Antwerp station was stunning. Built at the end of the nineteenth century it is well known as one of the world’s most magnificent railway stations. Skateboarders and children on scooters enjoyed the polished floors without apparently upsetting travellers.
What contrast to the Radisson hotel opposite!
The zoo is right next door and there were efforts to green the city with wildflowers right outside.
The area around the station was thronged with people from outside Europe. They looked poor, harassed and tired.
I caught a tram towards my accommodation between the Zuid and Harmonie areas. The main street was being dug up. The Frankrijklei boulevard which becomes Britselei and Amerikalei (and to the north, the Italiëlei) was simply huge.

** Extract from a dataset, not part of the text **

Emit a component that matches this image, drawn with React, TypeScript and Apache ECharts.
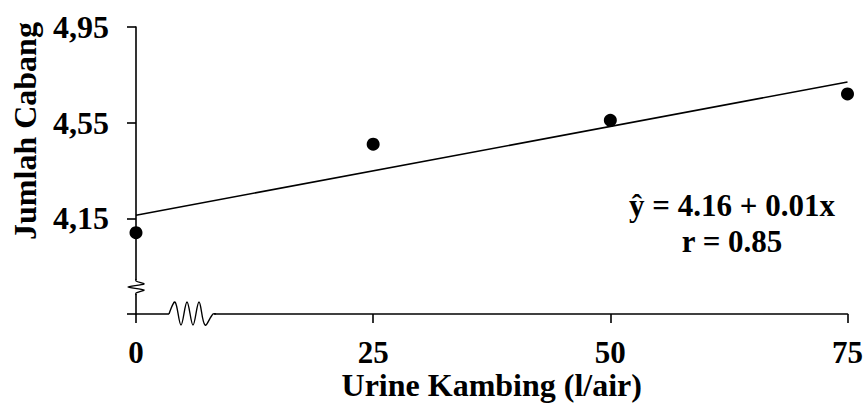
import React, { useEffect, useRef } from "react";
import * as echarts from "echarts";

// Data
const xTickValues = [0, 25, 50, 75];
const pointX = [0, 25, 50, 75];
const pointY = [4.09, 4.46, 4.56, 4.67];
const fitX = [0, 75];
const fitY = [4.163, 4.72];
const yTickValues = [3.75, 4.15, 4.55, 4.95];
const yLabelValues = [4.15, 4.55, 4.95];
const xAxisTitle = "Urine Kambing (l/air)";
const yAxisTitle = "Jumlah Cabang";
const equationLine1 = "\u0177 = 4.16 + 0.01x";
const equationLine2 = "r = 0.85";

const FONT = '"Liberation Serif", "Times New Roman", serif';

export default function App() {
  const ref = useRef<HTMLDivElement>(null);

  useEffect(() => {
    if (!ref.current) return;
    const chart = echarts.init(ref.current, null, { renderer: "svg" });
    const option: any = {
      animation: false,
      backgroundColor: "#ffffff",
      grid: { left: 136, right: 18, top: 27, bottom: 89, containLabel: false },
      xAxis: {
        type: "value",
        min: 0,
        max: 75,
        interval: 25,
        splitLine: { show: false },
        axisLine: { show: true, onZero: false, lineStyle: { color: "#000", width: 1.6 } },
        axisTick: { show: true, length: 9, lineStyle: { color: "#000", width: 1.6 }, customValues: xTickValues },
        axisLabel: {
          show: true,
          margin: 23,
          color: "#000",
          fontFamily: FONT,
          fontWeight: "bold",
          fontSize: 31,
          customValues: xTickValues,
        },
      },
      yAxis: {
        type: "value",
        min: 3.75,
        max: 4.95,
        splitLine: { show: false },
        axisLine: { show: true, onZero: false, lineStyle: { color: "#000", width: 1.6 } },
        axisTick: { show: true, length: 9, lineStyle: { color: "#000", width: 1.6 }, customValues: yTickValues },
        axisLabel: {
          show: true,
          margin: 27,
          color: "#000",
          fontFamily: FONT,
          fontWeight: "bold",
          fontSize: 32,
          customValues: yLabelValues,
          formatter: (v: number) => v.toFixed(2).replace(".", ","),
        },
      },
      series: [
        {
          type: "line",
          data: fitX.map((x, i) => [x, fitY[i]]),
          symbol: "none",
          lineStyle: { color: "#000", width: 1.6 },
          z: 3,
        },
        {
          type: "scatter",
          data: pointX.map((x, i) => [x, pointY[i]]),
          symbol: "circle",
          symbolSize: 13,
          itemStyle: { color: "#000", opacity: 1 },
          z: 4,
        },
      ],
    };
    chart.setOption(option);

    const o = chart.convertToPixel({ gridIndex: 0 }, [0, 3.75]) as number[];
    const ox = o[0];
    const oy = o[1];
    const pRight = chart.convertToPixel({ gridIndex: 0 }, [75, 3.75]) as number[];
    const midX = (ox + pRight[0]) / 2;

    const textStyle = (text: string, size: number) => ({
      text,
      font: `bold ${size}px ${FONT}`,
      fill: "#000",
      align: "center",
      verticalAlign: "middle",
      textAlign: "center",
      textVerticalAlign: "middle",
    });

    chart.setOption({
      graphic: [
        // x-axis break
        { type: "rect", z: 100, shape: { x: ox + 33, y: oy - 4, width: 45, height: 8 }, style: { fill: "#fff" } },
        {
          type: "polyline",
          z: 101,
          shape: {
            points: [
              [ox + 33, oy],
              [ox + 39, oy - 12],
              [ox + 45, oy + 11],
              [ox + 51, oy - 12],
              [ox + 57, oy + 11],
              [ox + 63, oy - 12],
              [ox + 69, oy + 11],
              [ox + 77, oy],
              [ox + 80, oy],
            ],
            smooth: 0.35,
          },
          style: { stroke: "#000", lineWidth: 1.4, fill: null },
        },
        // y-axis break
        { type: "rect", z: 100, shape: { x: ox - 4, y: oy - 34, width: 8, height: 14 }, style: { fill: "#fff" } },
        {
          type: "polyline",
          z: 101,
          shape: {
            points: [
              [ox, oy - 35],
              [ox, oy - 33],
              [ox + 8, oy - 30],
              [ox - 8, oy - 27],
              [ox + 8, oy - 24],
              [ox, oy - 21],
              [ox, oy - 19],
            ],
            smooth: 0.3,
          },
          style: { stroke: "#000", lineWidth: 1.4, fill: null },
        },
        // axis titles
        { type: "text", x: midX, y: 385, z: 50, style: textStyle(xAxisTitle, 32) },
        { type: "text", x: 25, y: 131, rotation: Math.PI / 2, z: 50, style: textStyle(yAxisTitle, 32) },
        // equation
        { type: "text", x: 732, y: 205, z: 50, style: textStyle(equationLine1, 31) },
        { type: "text", x: 732, y: 241, z: 50, style: textStyle(equationLine2, 31) },
      ],
    });

    return () => {
      chart.dispose();
    };
  }, []);

  return (
    <div
      ref={ref}
      style={{ position: "fixed", left: 0, top: 0, width: 866, height: 403, background: "#fff" }}
    />
  );
}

Besides the tram lanes in both directions there was space each side for two lanes of traffic, bike lanes and separate streets for residential access and parking. I wondered where this street could have led that it needed so much space. Now, despite or perhaps because it was Saturday it seemed half deserted.
Antwerp was evidently also a cycling city, with bike lanes though different and not quite as ubiquitous as in the Netherlands. I wished for the umpteenth time I could bike to my host. I had chosen it based on proximity to the evening milonga. Her house was immaculate. She was away and evidently much smaller than me when I tried the bike she had said I could borrow. I went more or less straight out again to find the afternoon practica.